### Provided material
......
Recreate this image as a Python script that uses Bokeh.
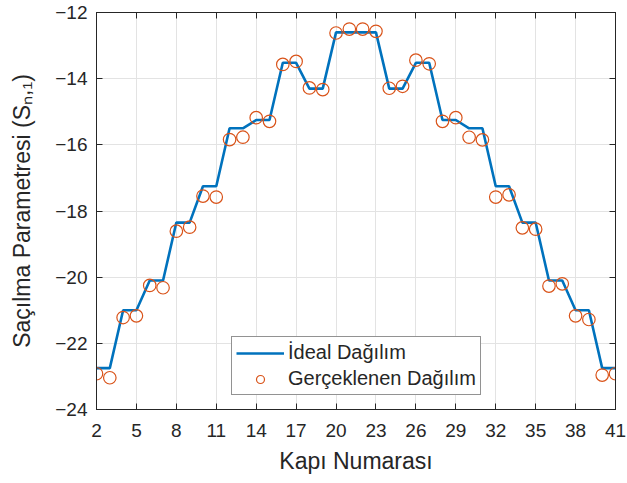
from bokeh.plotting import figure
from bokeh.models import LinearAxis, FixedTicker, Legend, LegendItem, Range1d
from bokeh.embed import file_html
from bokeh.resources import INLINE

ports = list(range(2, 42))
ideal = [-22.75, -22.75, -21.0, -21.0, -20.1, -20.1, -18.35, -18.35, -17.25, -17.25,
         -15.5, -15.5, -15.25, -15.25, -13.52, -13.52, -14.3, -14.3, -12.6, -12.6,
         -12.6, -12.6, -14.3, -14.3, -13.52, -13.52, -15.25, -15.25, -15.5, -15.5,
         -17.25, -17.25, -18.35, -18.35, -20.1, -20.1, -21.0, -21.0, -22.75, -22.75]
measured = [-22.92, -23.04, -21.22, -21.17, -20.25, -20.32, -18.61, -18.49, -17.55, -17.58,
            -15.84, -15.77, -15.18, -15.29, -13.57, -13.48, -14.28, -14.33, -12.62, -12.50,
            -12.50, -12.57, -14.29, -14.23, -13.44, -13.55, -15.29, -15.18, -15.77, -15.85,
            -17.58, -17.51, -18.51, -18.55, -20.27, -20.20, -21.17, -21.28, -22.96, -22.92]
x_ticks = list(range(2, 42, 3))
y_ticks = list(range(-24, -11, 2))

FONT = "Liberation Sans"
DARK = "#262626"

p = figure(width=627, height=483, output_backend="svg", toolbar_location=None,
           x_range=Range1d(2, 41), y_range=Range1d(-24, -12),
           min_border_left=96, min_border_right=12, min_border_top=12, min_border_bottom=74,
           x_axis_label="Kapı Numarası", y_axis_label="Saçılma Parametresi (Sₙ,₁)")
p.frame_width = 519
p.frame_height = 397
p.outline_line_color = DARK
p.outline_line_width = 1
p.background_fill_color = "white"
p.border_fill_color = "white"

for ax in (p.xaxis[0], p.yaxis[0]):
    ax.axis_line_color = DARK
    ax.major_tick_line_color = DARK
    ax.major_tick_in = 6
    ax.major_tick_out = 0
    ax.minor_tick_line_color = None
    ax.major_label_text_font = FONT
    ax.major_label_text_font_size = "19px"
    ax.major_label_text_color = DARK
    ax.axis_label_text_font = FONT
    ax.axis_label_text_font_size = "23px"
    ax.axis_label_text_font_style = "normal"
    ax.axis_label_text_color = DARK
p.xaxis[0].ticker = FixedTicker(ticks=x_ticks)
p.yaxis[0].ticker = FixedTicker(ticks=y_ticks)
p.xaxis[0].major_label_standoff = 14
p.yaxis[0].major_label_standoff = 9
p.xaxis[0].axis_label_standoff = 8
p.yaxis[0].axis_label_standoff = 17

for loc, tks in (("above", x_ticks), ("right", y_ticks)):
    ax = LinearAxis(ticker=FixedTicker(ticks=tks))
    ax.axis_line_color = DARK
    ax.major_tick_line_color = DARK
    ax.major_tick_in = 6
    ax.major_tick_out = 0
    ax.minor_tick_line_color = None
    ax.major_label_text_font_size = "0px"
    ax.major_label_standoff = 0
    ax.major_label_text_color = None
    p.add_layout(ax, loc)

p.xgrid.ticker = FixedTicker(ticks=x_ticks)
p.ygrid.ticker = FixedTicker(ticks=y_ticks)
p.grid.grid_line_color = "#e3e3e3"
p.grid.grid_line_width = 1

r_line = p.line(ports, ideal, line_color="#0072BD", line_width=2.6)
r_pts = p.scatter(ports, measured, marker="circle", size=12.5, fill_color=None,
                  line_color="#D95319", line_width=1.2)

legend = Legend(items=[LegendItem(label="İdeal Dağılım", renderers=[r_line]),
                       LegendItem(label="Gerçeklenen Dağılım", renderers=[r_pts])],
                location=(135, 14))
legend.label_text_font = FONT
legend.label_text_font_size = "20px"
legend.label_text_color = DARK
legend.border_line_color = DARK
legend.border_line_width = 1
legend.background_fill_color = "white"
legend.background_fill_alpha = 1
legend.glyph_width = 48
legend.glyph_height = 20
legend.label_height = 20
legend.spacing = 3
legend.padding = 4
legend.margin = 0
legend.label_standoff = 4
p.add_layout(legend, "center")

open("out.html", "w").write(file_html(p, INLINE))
......
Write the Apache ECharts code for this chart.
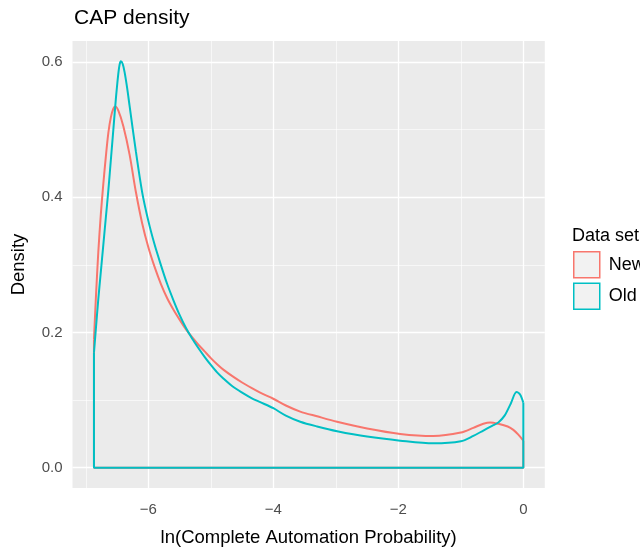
......
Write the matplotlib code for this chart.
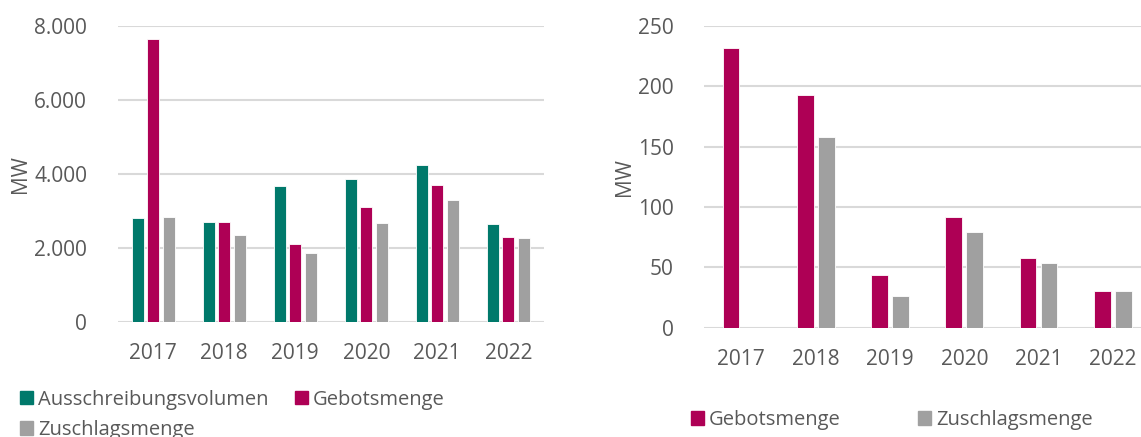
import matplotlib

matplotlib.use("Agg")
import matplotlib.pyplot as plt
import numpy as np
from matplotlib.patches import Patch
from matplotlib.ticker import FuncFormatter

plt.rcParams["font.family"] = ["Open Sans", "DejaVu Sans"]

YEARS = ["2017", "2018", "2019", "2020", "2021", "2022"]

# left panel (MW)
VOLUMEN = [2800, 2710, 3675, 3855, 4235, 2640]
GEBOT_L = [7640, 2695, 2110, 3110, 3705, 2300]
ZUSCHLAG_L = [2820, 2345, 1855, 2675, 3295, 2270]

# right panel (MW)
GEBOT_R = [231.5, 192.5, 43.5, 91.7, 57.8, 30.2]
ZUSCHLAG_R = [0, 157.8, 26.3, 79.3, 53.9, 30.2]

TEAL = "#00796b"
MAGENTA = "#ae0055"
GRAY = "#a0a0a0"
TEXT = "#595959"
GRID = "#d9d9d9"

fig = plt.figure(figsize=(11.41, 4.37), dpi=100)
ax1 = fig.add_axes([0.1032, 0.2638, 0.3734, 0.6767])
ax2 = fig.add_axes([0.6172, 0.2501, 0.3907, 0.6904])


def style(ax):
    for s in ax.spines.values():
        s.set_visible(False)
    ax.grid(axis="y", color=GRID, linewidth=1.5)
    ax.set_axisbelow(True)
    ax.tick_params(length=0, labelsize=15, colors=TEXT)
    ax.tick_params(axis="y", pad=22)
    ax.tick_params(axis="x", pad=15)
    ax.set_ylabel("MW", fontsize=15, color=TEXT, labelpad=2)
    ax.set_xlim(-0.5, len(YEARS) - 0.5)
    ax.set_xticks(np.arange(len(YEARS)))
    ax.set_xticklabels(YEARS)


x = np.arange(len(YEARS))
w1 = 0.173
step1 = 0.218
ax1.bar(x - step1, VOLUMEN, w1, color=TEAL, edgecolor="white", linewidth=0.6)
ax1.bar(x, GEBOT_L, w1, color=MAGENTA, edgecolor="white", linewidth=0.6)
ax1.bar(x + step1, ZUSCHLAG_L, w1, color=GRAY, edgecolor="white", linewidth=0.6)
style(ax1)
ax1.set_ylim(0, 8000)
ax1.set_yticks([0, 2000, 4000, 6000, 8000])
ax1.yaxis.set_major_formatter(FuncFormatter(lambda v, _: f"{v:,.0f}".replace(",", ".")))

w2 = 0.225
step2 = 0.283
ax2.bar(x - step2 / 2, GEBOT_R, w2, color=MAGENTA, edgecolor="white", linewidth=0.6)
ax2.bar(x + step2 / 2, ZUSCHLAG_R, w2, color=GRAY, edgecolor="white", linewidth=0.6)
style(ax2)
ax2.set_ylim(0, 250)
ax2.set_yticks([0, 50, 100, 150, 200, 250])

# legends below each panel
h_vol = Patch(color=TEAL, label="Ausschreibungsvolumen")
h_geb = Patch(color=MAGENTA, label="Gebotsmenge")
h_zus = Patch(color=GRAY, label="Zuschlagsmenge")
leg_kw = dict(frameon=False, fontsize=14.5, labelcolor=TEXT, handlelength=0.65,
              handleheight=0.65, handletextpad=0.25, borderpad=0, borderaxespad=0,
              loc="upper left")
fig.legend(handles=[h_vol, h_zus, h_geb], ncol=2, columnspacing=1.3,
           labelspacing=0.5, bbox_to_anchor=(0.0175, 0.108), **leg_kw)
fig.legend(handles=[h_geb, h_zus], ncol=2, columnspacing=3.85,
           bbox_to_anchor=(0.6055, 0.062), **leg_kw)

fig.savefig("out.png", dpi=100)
......
Look above for the line with "Recreate this image" and copy exactly from it through the line with "from bokeh.resources import INLINE", both included. Omit the pictures.

Recreate this image as a Python script that uses Bokeh.
from bokeh.plotting import figure
from bokeh.models import LinearAxis, FixedTicker, Legend, LegendItem, Range1d
from bokeh.embed import file_html
from bokeh.resources import INLINE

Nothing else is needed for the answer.